The bridge-building will be seen as a symbolic equivalent of Tony Blair's ditching of Labour's Clause 4 commitment to public ownership – a device he used to show his party had across-the-board appeal. It also distances Mr Cameron's Conservative Party from Margaret Thatcher's anti-union legislation.
The "beer and sandwiches" push mirrors the "prawn cocktail offensive" launched by Labour in the early 1990s to reassure the City that the economy would be safe in its hands.
Mr Cameron told The Independent on Sunday: "I am delighted that Richard Balfe is going to help develop our relations with the trade union and co-operative movement. I have always said that free enterprise and the co-operative principle are partners, not adversaries, and co-operatives have an important role to play in public service reform by bringing dynamism without the loss of public ethos."
Aides insisted it was not a lurch to the left but a sign that the Conservative leader was broadening his reach to prepare for government.
But the appointment could backfire by angering traditional Tories while repelling some union leaders on the left. Bob Crow, general secretary of the RMT rail workers' union, said: "What we find difficult to believe is that general secretaries would be stupid enough to be embroiled in some kind of publicity stunt. It would be completely ridiculous to have Cameron addressing the conference. The Tories are the authors of the anti-union legislation which is the principal thing tying the hands of the unions today. It is only a short period of time since the Thatcher government. It is the same party, with the same policies against the trade unions."
A Unite source said: "We are a Labour-affiliated union, pure and simple. Very very clearly, we are wedded to them constitutionally."
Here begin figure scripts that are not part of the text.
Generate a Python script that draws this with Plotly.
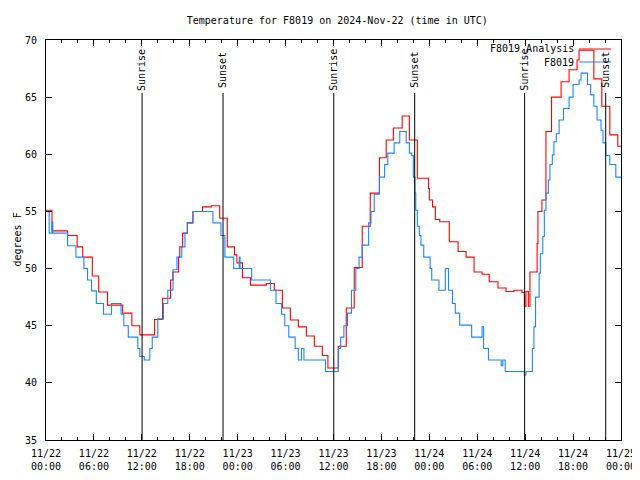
import pandas as pd
import plotly.graph_objects as go

BASE = pd.Timestamp("2024-11-22 00:00")

# hours since 11/22 00:00 UTC, values in degrees F (step series)
red_hours = [0.0, 0.75, 2.7, 3.9, 4.6, 5.8, 6.6, 7.7, 9.6, 10.75, 11.75, 13.6, 14.6, 15.6, 15.9,
             16.6, 16.75, 17.1, 17.7, 18.4, 19.6, 20.7, 21.75, 22.7, 23.6, 23.9, 24.6, 25.6,
             27.6, 28.6, 29.6, 30.6, 31.6, 32.6, 33.6, 34.6, 35.3, 36.6, 37.6, 38.6, 39.6,
             40.6, 41.75, 42.6, 43.5, 44.6, 45.5, 46.5, 47.9, 48.0, 48.4, 48.75, 49.3, 50.5,
             51.6, 52.6, 53.6, 54.6, 55.5, 56.6, 57.6, 58.6, 59.6, 59.9, 60.1, 60.4, 60.6,
             61.5, 61.6, 62.1, 62.6, 63.3, 64.5, 65.5, 66.5, 66.75, 68.6, 69.6, 70.6, 71.6, 72.0]
red_vals = [55.1, 53.3, 52.9, 51.9, 51.0, 49.35, 47.95, 46.8, 46.1, 45.0, 44.2, 45.55, 47.4, 49.0, 49.7,
            51.0, 51.9, 53.1, 54.0, 55.0, 55.4, 55.5, 54.4, 51.9, 51.2, 50.5, 49.2, 48.55,
            48.7, 48.1, 46.55, 45.5, 44.9, 44.1, 43.2, 42.4, 41.3, 43.2, 46.55, 50.1, 53.7,
            56.6, 59.7, 61.25, 62.3, 63.35, 61.25, 57.9, 57.0, 56.0, 55.4, 54.3, 54.1, 52.35,
            51.5, 51.0, 49.7, 49.5, 48.85, 48.3, 48.0, 48.1, 47.9, 46.7, 48.0, 46.7, 49.7,
            52.2, 55.0, 56.0, 62.0, 65.0, 66.35, 67.4, 68.25, 69.1, 66.6, 64.2, 61.7, 60.7, 60.7]

blue_hours = [0.0, 0.4, 0.75, 0.85, 2.7, 3.75, 4.75, 5.2, 5.7, 6.3, 7.2, 8.2, 9.4, 9.75, 10.3,
              11.5, 11.75, 12.3, 13.0, 13.3, 14.0, 14.7, 15.25, 15.9, 16.4, 17.0, 17.4, 17.7,
              18.4, 20.9, 21.9, 22.4, 23.5, 24.2, 24.3, 25.75, 28.1, 28.8, 29.5, 29.9, 30.4,
              31.2, 31.6, 32.0, 32.3, 35.0, 36.6, 36.9, 37.3, 37.75, 38.25, 38.8, 39.2, 39.6,
              40.4, 40.7, 41.1, 41.75, 42.4, 42.8, 43.6, 44.3, 45.1, 45.5, 45.8, 46.0, 46.2,
              46.3, 46.5, 46.75, 46.95, 47.3, 48.1, 48.3, 49.2, 50.0, 50.4, 50.9, 51.25, 51.8,
              53.3, 54.6, 54.8, 55.4, 57.0, 57.2, 57.5, 59.9, 60.1, 60.9, 61.1, 61.3, 61.75,
              61.9, 62.2, 62.4, 62.6, 62.9, 63.1, 63.4, 63.6, 63.9, 64.25, 64.8, 65.5, 66.0,
              66.75, 67.0, 67.8, 68.2, 68.6, 69.0, 69.5, 69.75, 70.1, 70.6, 71.35, 72.0]
blue_vals = [55.0, 53.1, 54.1, 53.1, 52.0, 51.0, 50.0, 49.0, 48.05, 46.95, 46.0, 46.95, 46.0, 45.0, 44.0,
             43.0, 42.3, 42.0, 43.0, 44.0, 45.6, 46.95, 48.1, 49.9, 51.0, 51.9, 53.1, 54.0,
             55.0, 54.0, 52.9, 51.0, 50.0, 51.0, 50.0, 49.0, 48.1, 46.95, 46.0, 45.0, 44.0,
             43.0, 42.0, 43.0, 42.0, 41.0, 43.0, 44.0, 45.0, 46.1, 48.1, 50.0, 51.0, 52.05,
             54.0, 55.0, 56.5, 58.0, 59.1, 60.1, 61.0, 62.0, 61.0, 60.1, 59.9, 58.0, 56.6,
             55.1, 53.7, 52.9, 52.05, 51.0, 50.0, 49.0, 48.1, 50.0, 48.1, 46.95, 46.1, 45.05,
             44.0, 44.9, 43.0, 42.0, 41.5, 42.0, 41.0, 40.7, 41.0, 43.0, 44.9, 47.5, 49.6,
             51.3, 52.8, 55.1, 56.6, 57.75, 59.1, 59.95, 61.1, 61.8, 63.0, 64.0, 65.0, 66.1,
             66.5, 67.1, 66.1, 65.2, 64.2, 63.0, 62.1, 61.0, 59.9, 59.1, 58.0, 58.0]

event_labels = ["Sunrise", "Sunset", "Sunrise", "Sunset", "Sunrise", "Sunset"]
event_times = ["2024-11-22 12:02", "2024-11-22 22:10", "2024-11-23 12:02",
               "2024-11-23 22:10", "2024-11-24 11:56", "2024-11-24 22:05"]

tick_times = [BASE + pd.Timedelta(hours=6 * i) for i in range(13)]
tick_text = ["11/22<br>00:00", "11/22<br>06:00", "11/22<br>12:00", "11/22<br>18:00",
             "11/23<br>00:00", "11/23<br>06:00", "11/23<br>12:00", "11/23<br>18:00",
             "11/24<br>00:00", "11/24<br>06:00", "11/24<br>12:00", "11/24<br>18:00",
             "11/25<br>00:00"]

series_names = ["F8019 Analysis", "F8019"]
RED = "#ff0000"
BLUE = "#1a86ff"
FONT = "DejaVu Sans Mono"

red_x = [BASE + pd.Timedelta(hours=h) for h in red_hours]
blue_x = [BASE + pd.Timedelta(hours=h) for h in blue_hours]

fig = go.Figure()
fig.add_trace(go.Scatter(x=red_x, y=red_vals, mode="lines", line=dict(color=RED, width=1.1, shape="hv"),
                         name=series_names[0], showlegend=False))
fig.add_trace(go.Scatter(x=blue_x, y=blue_vals, mode="lines", line=dict(color=BLUE, width=1.1, shape="hv"),
                         name=series_names[1], showlegend=False))

# sunrise / sunset markers
for lab, t in zip(event_labels, event_times):
    fig.add_shape(type="line", xref="x", yref="paper", x0=t, x1=t, y0=0, y1=0.8675,
                  line=dict(color="black", width=1))
    fig.add_annotation(x=t, xref="x", yref="paper", y=0.925, text=lab, textangle=-90,
                       showarrow=False, xanchor="center", yanchor="middle",
                       font=dict(family=FONT, size=10, color="black"))

# legend (gnuplot style: text then sample line)
leg_y = [0.9775, 0.945]
for name, col, yy in zip(series_names, [RED, BLUE], leg_y):
    fig.add_annotation(x=0.922, y=yy, xref="paper", yref="paper", text=name, showarrow=False,
                       xanchor="right", yanchor="middle", font=dict(family=FONT, size=10, color="black"))
    fig.add_shape(type="line", xref="paper", yref="paper", x0=0.927, x1=0.983, y0=yy, y1=yy,
                  line=dict(color=col, width=1.1))

fig.add_annotation(x=-37 / 575, y=0.5, xref="paper", yref="paper", text="degrees F", textangle=-90,
                   showarrow=False, xanchor="left", yanchor="middle",
                   font=dict(family=FONT, size=10, color="black"))

# page places the figure 8px in from the top-left corner
fig.update_layout(
    width=632, height=472,
    margin=dict(l=38, r=19, t=32, b=40, pad=0, autoexpand=False),
    paper_bgcolor="white", plot_bgcolor="white",
    font=dict(family=FONT, size=10, color="black"),
    title=dict(text="Temperature for F8019 on 2024-Nov-22 (time in UTC)", x=0.521, xanchor="center",
               y=1 - 12 / 472, yanchor="middle", font=dict(family=FONT, size=10, color="black")),
    showlegend=False,
)
fig.update_xaxes(
    automargin=False,
    range=[BASE, BASE + pd.Timedelta(hours=72)],
    tickvals=tick_times, ticktext=tick_text,
    showline=True, linecolor="black", linewidth=1, mirror="allticks",
    ticks="inside", ticklen=6, tickcolor="black", tickwidth=1,
    ticklabelstandoff=4,
    showgrid=False, zeroline=False,
    minor=dict(dtick=2 * 3600 * 1000, ticks="inside", ticklen=3, tickcolor="black", showgrid=False),
    tickfont=dict(family=FONT, size=10, color="black"),
)
fig.update_yaxes(
    automargin=False,
    range=[35, 70], dtick=5, tick0=35,
    showline=True, linecolor="black", linewidth=1, mirror="allticks",
    ticks="inside", ticklen=6, tickcolor="black", tickwidth=1,
    ticklabelstandoff=6,
    showgrid=False, zeroline=False,
    tickfont=dict(family=FONT, size=10, color="black"),
)

fig.write_html("out.html")
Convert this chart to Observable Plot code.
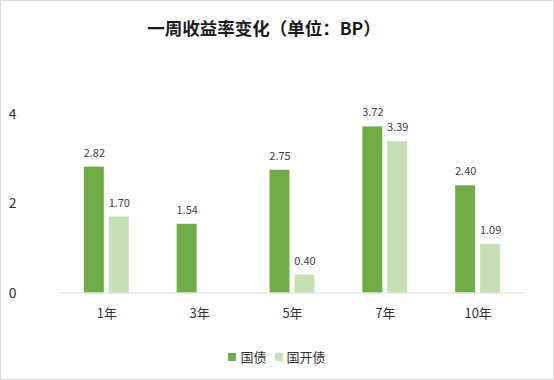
<!DOCTYPE html>
<html><head><meta charset="utf-8">
<script src="https://cdn.jsdelivr.net/npm/d3@7"></script>
<script src="https://cdn.jsdelivr.net/npm/@observablehq/plot@0.6"></script>
<style>
html,body{margin:0;padding:0;background:#fff;}
#wrap{position:relative;width:552px;height:378px;border:1px solid #d9d9d9;font-family:"Noto Sans CJK SC","Noto Sans",sans-serif;overflow:hidden;}
#title{position:absolute;top:14px;left:0;width:526px;text-align:center;font-size:17.5px;font-weight:bold;color:#1a1a1a;line-height:26px;}
#chart{position:absolute;top:49px;left:-1px;}
#legend{position:absolute;top:346px;left:0;width:552px;display:flex;justify-content:center;align-items:center;font-size:13px;color:#333;line-height:20px;}
.item{display:flex;align-items:center;margin:0 4px;}
.sw{width:8px;height:8px;margin-right:4px;}
</style></head>
<body>
<div id="wrap">
<div id="title">一周收益率变化（单位：BP）</div>
<div id="chart"></div>
<div id="legend"></div>
</div>
<script>
const categories = ["1年","3年","5年","7年","10年"];
const series = ["国债","国开债"];
const guozhai = [2.82, 1.54, 2.75, 3.72, 2.40];
const guokai = [1.70, null, 0.40, 3.39, 1.09];
const colors = ["#70AD47","#C5E0B4"];
const yTicks = [0,2,4];

const data = [];
categories.forEach((c,i)=>{
  if (guozhai[i]!=null) data.push({cat:c, s:series[0], v:guozhai[i]});
  if (guokai[i]!=null) data.push({cat:c, s:series[1], v:guokai[i]});
});

const plot = Plot.plot({
  width: 554,
  height: 281,
  marginTop: 64,
  marginBottom: 38,
  marginLeft: 60,
  marginRight: 29,
  style: {fontFamily: '"Noto Sans CJK SC","Noto Sans",sans-serif', fontSize: "13px", color: "#333", background: "transparent"},
  fx: {domain: categories, padding: 0, axis: "bottom", label: null, tickSize: 0, tickPadding: 16},
  x: {domain: series, axis: null, paddingInner: 0.19, paddingOuter: 0.885},
  y: {domain: [0,4], ticks: yTicks, tickSize: 0, tickPadding: 44, label: null, tickFormat: d=>String(d)},
  color: {domain: series, range: colors},
  marks: [
    Plot.barY(data, {fx:"cat", x:"s", y:"v", fill:"s"}),
    Plot.ruleY([0], {stroke:"#d9d9d9", strokeWidth:1}),
    Plot.text(data, {fx:"cat", x:"s", y:"v", text: d=>d.v.toFixed(2), dy:-14, fontSize:11, fill:"#404040"})
  ]
});
plot.querySelectorAll('[aria-label="y-axis tick label"] text').forEach(t=>t.setAttribute("font-size","14"));
document.getElementById("chart").appendChild(plot);

const lg = document.getElementById("legend");
series.forEach((s,i)=>{
  const it = document.createElement("div"); it.className="item";
  const sw = document.createElement("div"); sw.className="sw"; sw.style.background=colors[i];
  const t = document.createElement("span"); t.textContent=s;
  it.appendChild(sw); it.appendChild(t); lg.appendChild(it);
});
</script>
</body></html>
Most unions, however, are not affiliated to Labour and nearly a third of union members vote Tory. Amicus, half of the super-union Unite, counts many middle managers among its membership. Labour leaders are given an automatic platform at the TUC every year. Tory ministers have been allowed to attend in the past but have been restricted to private TUC events.
The TUC general secretary, Brendan Barber, has in the past welcomed Mr Cameron's comments on fairer public sector pay, flexible working and childcare.
Mr Balfe said: "Around 30 per cent of trade union members vote Conservative, and under David Cameron's leadership the Conservative Party has shown that it has the ideas and vision to harness the co-operative movement in a way that can really benefit society. I want to show that we in the Conservative Party want to listen to and learn from these two valuable partners in society."
Mr Balfe has been a co-operative movement member since he was 16 and a union member since 1983. He was a Labour MEP between 1979 and 2001 before defecting to the Tories after that year's election.